__Collected material__.
----

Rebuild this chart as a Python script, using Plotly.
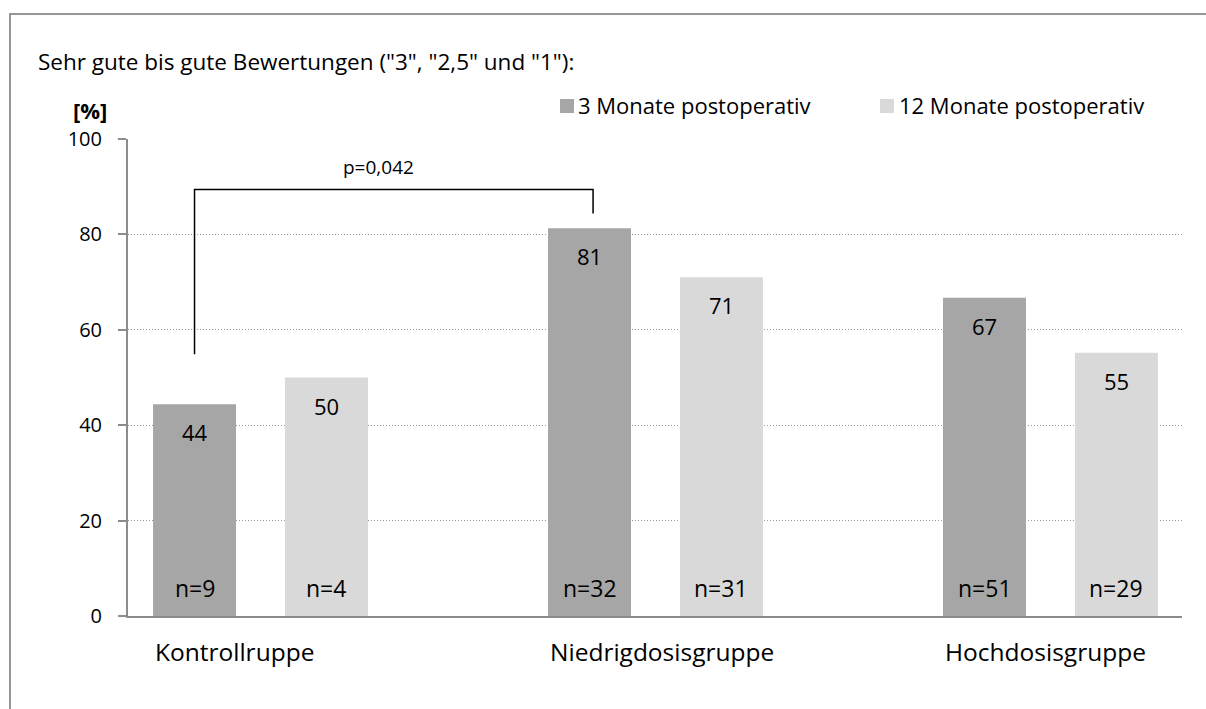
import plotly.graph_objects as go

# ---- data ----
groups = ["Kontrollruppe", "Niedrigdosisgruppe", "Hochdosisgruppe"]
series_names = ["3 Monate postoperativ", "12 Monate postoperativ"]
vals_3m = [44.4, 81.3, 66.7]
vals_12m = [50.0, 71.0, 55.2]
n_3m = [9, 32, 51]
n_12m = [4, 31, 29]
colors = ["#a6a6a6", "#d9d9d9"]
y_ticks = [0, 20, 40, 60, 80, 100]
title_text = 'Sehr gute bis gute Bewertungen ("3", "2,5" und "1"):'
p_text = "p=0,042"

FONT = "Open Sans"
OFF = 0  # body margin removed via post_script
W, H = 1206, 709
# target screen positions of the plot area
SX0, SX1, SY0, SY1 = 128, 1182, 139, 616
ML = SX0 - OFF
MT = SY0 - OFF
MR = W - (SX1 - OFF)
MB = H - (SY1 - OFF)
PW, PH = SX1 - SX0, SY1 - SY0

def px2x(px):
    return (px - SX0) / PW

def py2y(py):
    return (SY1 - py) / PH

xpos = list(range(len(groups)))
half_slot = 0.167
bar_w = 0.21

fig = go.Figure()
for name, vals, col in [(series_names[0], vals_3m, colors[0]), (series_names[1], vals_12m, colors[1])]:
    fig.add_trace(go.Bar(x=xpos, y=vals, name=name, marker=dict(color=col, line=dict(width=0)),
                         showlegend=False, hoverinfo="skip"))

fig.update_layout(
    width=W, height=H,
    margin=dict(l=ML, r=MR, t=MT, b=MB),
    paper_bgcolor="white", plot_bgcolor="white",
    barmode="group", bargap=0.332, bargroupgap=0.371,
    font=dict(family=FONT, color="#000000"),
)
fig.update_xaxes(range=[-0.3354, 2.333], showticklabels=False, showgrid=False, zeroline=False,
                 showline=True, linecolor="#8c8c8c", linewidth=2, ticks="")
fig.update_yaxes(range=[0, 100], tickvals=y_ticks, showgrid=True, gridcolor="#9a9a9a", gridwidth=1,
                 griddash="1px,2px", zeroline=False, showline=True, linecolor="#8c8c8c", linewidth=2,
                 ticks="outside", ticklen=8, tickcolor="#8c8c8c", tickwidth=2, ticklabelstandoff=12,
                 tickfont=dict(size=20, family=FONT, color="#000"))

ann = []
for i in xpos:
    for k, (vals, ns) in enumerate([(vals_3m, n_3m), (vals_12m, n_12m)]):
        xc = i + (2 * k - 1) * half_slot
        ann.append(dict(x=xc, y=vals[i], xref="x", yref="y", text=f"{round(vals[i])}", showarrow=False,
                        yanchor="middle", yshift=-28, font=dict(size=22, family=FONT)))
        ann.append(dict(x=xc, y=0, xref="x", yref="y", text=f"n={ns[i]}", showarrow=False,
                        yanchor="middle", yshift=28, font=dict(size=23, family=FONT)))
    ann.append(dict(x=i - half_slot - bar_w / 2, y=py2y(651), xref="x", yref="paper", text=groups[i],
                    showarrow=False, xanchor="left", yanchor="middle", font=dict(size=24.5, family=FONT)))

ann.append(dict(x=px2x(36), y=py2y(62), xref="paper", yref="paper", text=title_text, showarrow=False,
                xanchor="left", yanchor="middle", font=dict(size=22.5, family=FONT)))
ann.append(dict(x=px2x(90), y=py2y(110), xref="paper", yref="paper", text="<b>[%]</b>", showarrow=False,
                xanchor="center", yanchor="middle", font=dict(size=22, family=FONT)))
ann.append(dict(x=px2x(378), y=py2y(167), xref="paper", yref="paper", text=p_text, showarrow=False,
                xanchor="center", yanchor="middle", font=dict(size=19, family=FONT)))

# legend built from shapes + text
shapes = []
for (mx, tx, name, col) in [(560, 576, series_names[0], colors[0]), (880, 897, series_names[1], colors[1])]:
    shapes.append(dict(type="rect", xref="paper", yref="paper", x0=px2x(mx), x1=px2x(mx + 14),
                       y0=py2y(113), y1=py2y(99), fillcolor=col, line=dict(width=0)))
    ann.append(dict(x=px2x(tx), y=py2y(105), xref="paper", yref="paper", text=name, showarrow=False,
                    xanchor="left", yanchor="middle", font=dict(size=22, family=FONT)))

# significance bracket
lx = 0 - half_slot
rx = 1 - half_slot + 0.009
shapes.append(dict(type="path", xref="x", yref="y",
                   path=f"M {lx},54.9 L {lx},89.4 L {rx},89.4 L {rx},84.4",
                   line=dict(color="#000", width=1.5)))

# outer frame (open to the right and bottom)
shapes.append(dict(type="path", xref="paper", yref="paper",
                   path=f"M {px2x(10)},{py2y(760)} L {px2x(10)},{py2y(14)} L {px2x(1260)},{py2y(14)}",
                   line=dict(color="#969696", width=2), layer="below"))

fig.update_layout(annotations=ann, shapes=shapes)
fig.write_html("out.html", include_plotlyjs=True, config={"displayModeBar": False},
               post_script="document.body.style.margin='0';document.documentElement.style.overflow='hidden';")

----

__Task description__. Everything from the first line of the listing above through the line that contains "import plotly.graph_objects as go" is to be restated word for word, minus the pictures.

__Exercise solution__.
Rebuild this chart as a Python script, using Plotly.
import plotly.graph_objects as go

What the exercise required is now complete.